Overcome Training Challenges in Today’s AEC Industry

by | May 15, 2021

AEC firms should consider these best practices as they vet solutions and craft a new or reinvigorated approach to training.

The AEC industry, like any other sector, needs a unified and easy-to-access way to implement corporate learning and training, not only to meet requirements such as OSHA regulations, but also to ensure employees are keeping skills up to date and staying engaged. However, the extreme diversity in terms of roles and locations in this sector can make learning and training particularly challenging.

A modern approach to corporate learning offers a way to reach employees where they are and provide customized learning and training from the right place at the right time in the right setting.

The rise of hybrid work

One of the biggest training challenges for the AEC industry is the hybridized workforce. There’s a multi-constituency workforce with staff potentially spread among multiple work sites and locations who have potentially very different work environments. The organization is ultimately responsible for employees who all have different levels of connection to the organization: full-time employees, contractors and temporary workers. There’s also the office staff, including administrators and other professional services workers. Other roles, such as designers, architects and engineers, might move between the office and the field.

Having a mix of employees working in different offices, different sites and different locations isn’t exactly new, but it certainly has changed significantly in light of the pandemic, which caused a major shift in remote work. A survey co-conducted by HP found that in 2020, 80% of AEC professionals reported working remotely for at least part of the year. There are now more people working in different locations, whereas previously many of them may have been working in the same office.

Grappling with varying needs

It’s not just that employees are in different locations; it’s also that their roles and positions are incredibly varied. There are many different stakeholders under a single umbrella organization, and each employee likely has different training needs. Each group may need to be managed in different ways.

For instance, in-the-field employees may need a mobile platform they can access on-site.
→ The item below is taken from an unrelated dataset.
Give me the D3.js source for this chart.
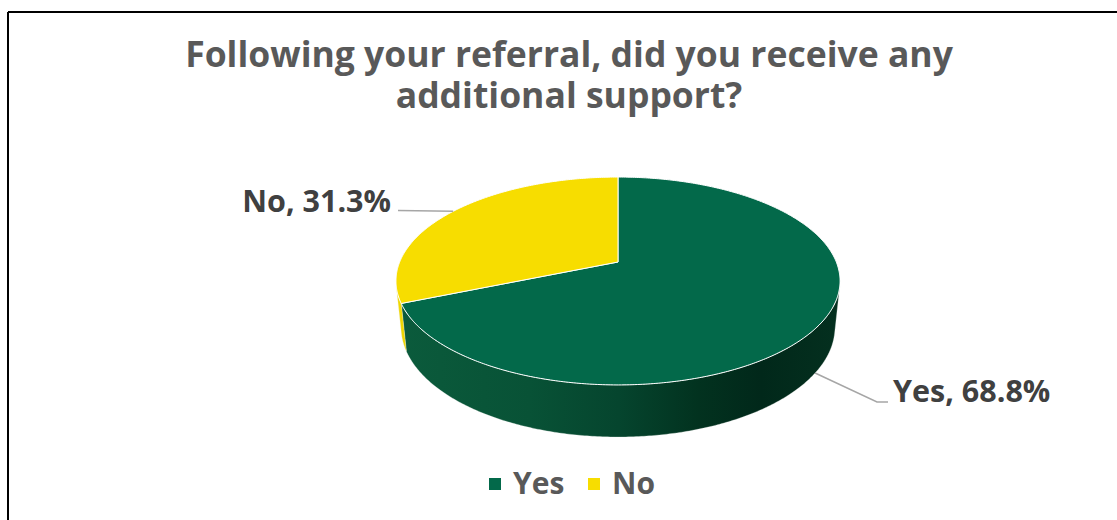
<!DOCTYPE html>
<html>
<head>
<meta charset="utf-8">
<script src="https://cdn.jsdelivr.net/npm/d3@7"></script>
<style>
  html, body { margin: 0; padding: 0; background: #ffffff; }
  svg { display: block; }
  text { font-family: "Open Sans", "Noto Sans", sans-serif; font-weight: 700; }
</style>
</head>
<body>
<svg id="chart" width="1117" height="520"></svg>
<script>
// Survey answers
const categories = ["Yes", "No"];
const values = [68.8, 31.3];
const sliceColors = ["#03694a", "#f7dd00"];
const titleLines = ["Following your referral, did you receive any", "additional support?"];

const W = 1117, H = 520;
const svg = d3.select("#chart");

// Frame (top and left edges of the chart area)
svg.append("line").attr("x1", 8).attr("y1", 12).attr("x2", W).attr("y2", 12)
  .attr("stroke", "#000").attr("stroke-width", 2);
svg.append("line").attr("x1", 8).attr("y1", 12).attr("x2", 8).attr("y2", H)
  .attr("stroke", "#000").attr("stroke-width", 2);

// Title, wrapped over two lines
svg.append("text")
  .attr("text-anchor", "middle")
  .attr("font-size", 35.5)
  .attr("fill", "#595959")
  .selectAll("tspan").data(titleLines).join("tspan")
  .attr("x", 569).attr("y", (d, i) => 67 + i * 41)
  .text(d => d);

// 3D pie: a tilted disc seen in perspective
const cx = 618, cy0 = 262;   // screen position of the disc centre
const focal = 1061.3;        // focal length (px), camera distance = 1
const R = 0.2057;            // disc radius relative to camera distance
const thick = 0.0494;        // disc thickness
const tilt = 27.4 * Math.PI / 180;
const sinT = Math.sin(tilt), cosT = Math.cos(tilt);

function project(phi, r, h) {
  const x = r * R * Math.sin(phi);
  const z = r * R * Math.cos(phi);
  const yc = z * sinT + h * cosT;
  const dc = 1 + z * cosT - h * sinT;
  return [cx + focal * x / dc, cy0 - focal * yc / dc];
}

function arcPoints(a0, a1, h) {
  const n = Math.max(2, Math.ceil(Math.abs(a1 - a0) / 0.01));
  return d3.range(n + 1).map(i => project(a0 + (a1 - a0) * i / n, 1, h));
}

const pie = d3.pie().sort(null).value(d => d.value).startAngle(0).endAngle(2 * Math.PI);
const slices = pie(categories.map((c, i) => ({ name: c, value: values[i], color: sliceColors[i] })));

const line = d3.line();

// Visible band of the side wall (silhouette generators)
const silA = Math.acos(-R / cosT);
const visStart = silA, visEnd = 2 * Math.PI - silA;

const defs = svg.append("defs");
const gGreen = defs.append("linearGradient").attr("id", "sideGreen")
  .attr("gradientUnits", "userSpaceOnUse")
  .attr("x1", 396).attr("y1", 0).attr("x2", 841).attr("y2", 0);
[[0, "#0b5b3c"], [0.3, "#085236"], [0.5, "#05452e"], [0.68, "#02321f"], [0.82, "#01281a"], [1, "#04301f"]]
  .forEach(([o, c]) => gGreen.append("stop").attr("offset", o).attr("stop-color", c));
const gYellow = defs.append("linearGradient").attr("id", "sideYellow")
  .attr("gradientUnits", "userSpaceOnUse")
  .attr("x1", 396).attr("y1", 0).attr("x2", 420).attr("y2", 0);
gYellow.append("stop").attr("offset", 0).attr("stop-color", "#f2da00");
gYellow.append("stop").attr("offset", 1).attr("stop-color", "#e6cd00");

const sideFill = { Yes: "url(#sideGreen)", No: "url(#sideYellow)" };

const pieG = svg.append("g");

// Side walls
slices.forEach(s => {
  const a0 = Math.max(s.startAngle, visStart);
  const a1 = Math.min(s.endAngle, visEnd);
  if (a1 <= a0) return;
  const pts = arcPoints(a0, a1, 0).concat(arcPoints(a1, a0, -thick));
  pieG.append("path")
    .attr("d", line(pts) + "Z")
    .attr("fill", sideFill[s.data.name])
    .attr("stroke", "#e8ece9")
    .attr("stroke-opacity", 0.35)
    .attr("stroke-width", 0.8);
});

// Top faces
slices.forEach(s => {
  const pts = [project(0, 0, 0)].concat(arcPoints(s.startAngle, s.endAngle, 0));
  pieG.append("path")
    .attr("d", line(pts) + "Z")
    .attr("fill", s.data.color)
    .attr("stroke", "#ffffff")
    .attr("stroke-width", 1)
    .attr("stroke-linejoin", "round");
});

// Data labels with leader lines
const labelG = svg.append("g");
slices.forEach(s => {
  const mid = (s.startAngle + s.endAngle) / 2;
  const label = `${s.data.name}, ${s.data.value.toFixed(1)}%`;
  if (s.data.name === "No") {
    const p = project(mid, 1, 0);
    labelG.append("path").attr("d", line([p, [398, 210.5]]))
      .attr("fill", "none").attr("stroke", "#a6a6a6").attr("stroke-width", 1.5);
    labelG.append("text").attr("x", 391).attr("y", 212)
      .attr("text-anchor", "end").attr("font-size", 30.5).attr("fill", "#404040").text(label);
  } else {
    const p = project(mid, 1, -thick);
    labelG.append("path").attr("d", line([p, [877, 402], [888, 402]]))
      .attr("fill", "none").attr("stroke", "#a6a6a6").attr("stroke-width", 1.5);
    labelG.append("text").attr("x", 893).attr("y", 402)
      .attr("text-anchor", "start").attr("font-size", 30.5).attr("fill", "#404040").text(label);
  }
});

// Legend
const legendX = [489, 588];
const legend = svg.append("g").selectAll("g").data(categories).join("g")
  .attr("transform", (d, i) => `translate(${legendX[i]},478)`);
legend.append("rect").attr("width", 12).attr("height", 12)
  .attr("fill", (d, i) => sliceColors[i]);
legend.append("text").attr("x", 24).attr("y", 16)
  .attr("font-size", 30).attr("fill", "#595959").text(d => d);
</script>
</body>
</html>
But perhaps the engineering team is always in the office on Friday, so their training can be conducted in-person. Office staff are going to have one set of training needs, field staff are going to have another set, as will engineering staff. And while each group will need different types of training, there is also always some training that’s universally required across an organization—like sexual harassment or other state-specific training.

Finding the right training and learning solution

What often happens in the AEC industry is that organizations either don’t do comprehensive training or it’s done in the old-fashioned way: employees are given packets to fill out during their breaks and in the field. This manual approach makes it much more difficult to keep track of who has learned what, when training has been completed and when it needs renewing. It also requires additional person-power to enter that information into a ledger or spreadsheet, adding to an inefficient system and has multiple potential points of failure in it.

What’s needed is a learning platform and a content strategy that can address all of the different training requirements of various employee groups in their different locations. Ideally, the platform will also be accessible from different locations. The idea of in-house training that everyone attends in one physical location is not practical anymore for almost any industry, but especially not for AEC.

Also ideal is a unified approach that doesn’t require learning a new program and that can be easily tracked. As mentioned previously, AEC firms are dealing with a variety of workers—like employees, contractors, subcontractors’ employees—all with different training needs. Firms don’t want to add to the complexity of this situation by requiring workers to learn a third-party system to do their training.

Another consideration is that for employees working at a jobsite, logging on to a computer during their workday may not be feasible. The learning strategy needs to take accessibility into account and provide for training that is available any time and anywhere. This way, employees will be able to learn at their own pace and in their normal workflows.

The training advantage

For many AEC organizations, training has been treated as a check-the-boxes, point-in-time undertaking. Training needed for things like meeting OSHA requirements was done, but training and learning hasn’t always been a larger part of the cultural fabric. It’s often seemed too hard, too complex or simply not necessary. But the reality is that in today’s modern AEC environment, a culture of learning and training is vital. It enables firms to stay compliant while also offering the training that keeps employees engaged and educated, resulting in a workforce of competent employees that creates a competitive advantage.

Organizations can overcome some of the traditional training barriers and successfully implement a training strategy by finding a unified learning solution. AEC firms should consider the best practices noted above as they vet solutions and craft a new or reinvigorated approach to training for their firms.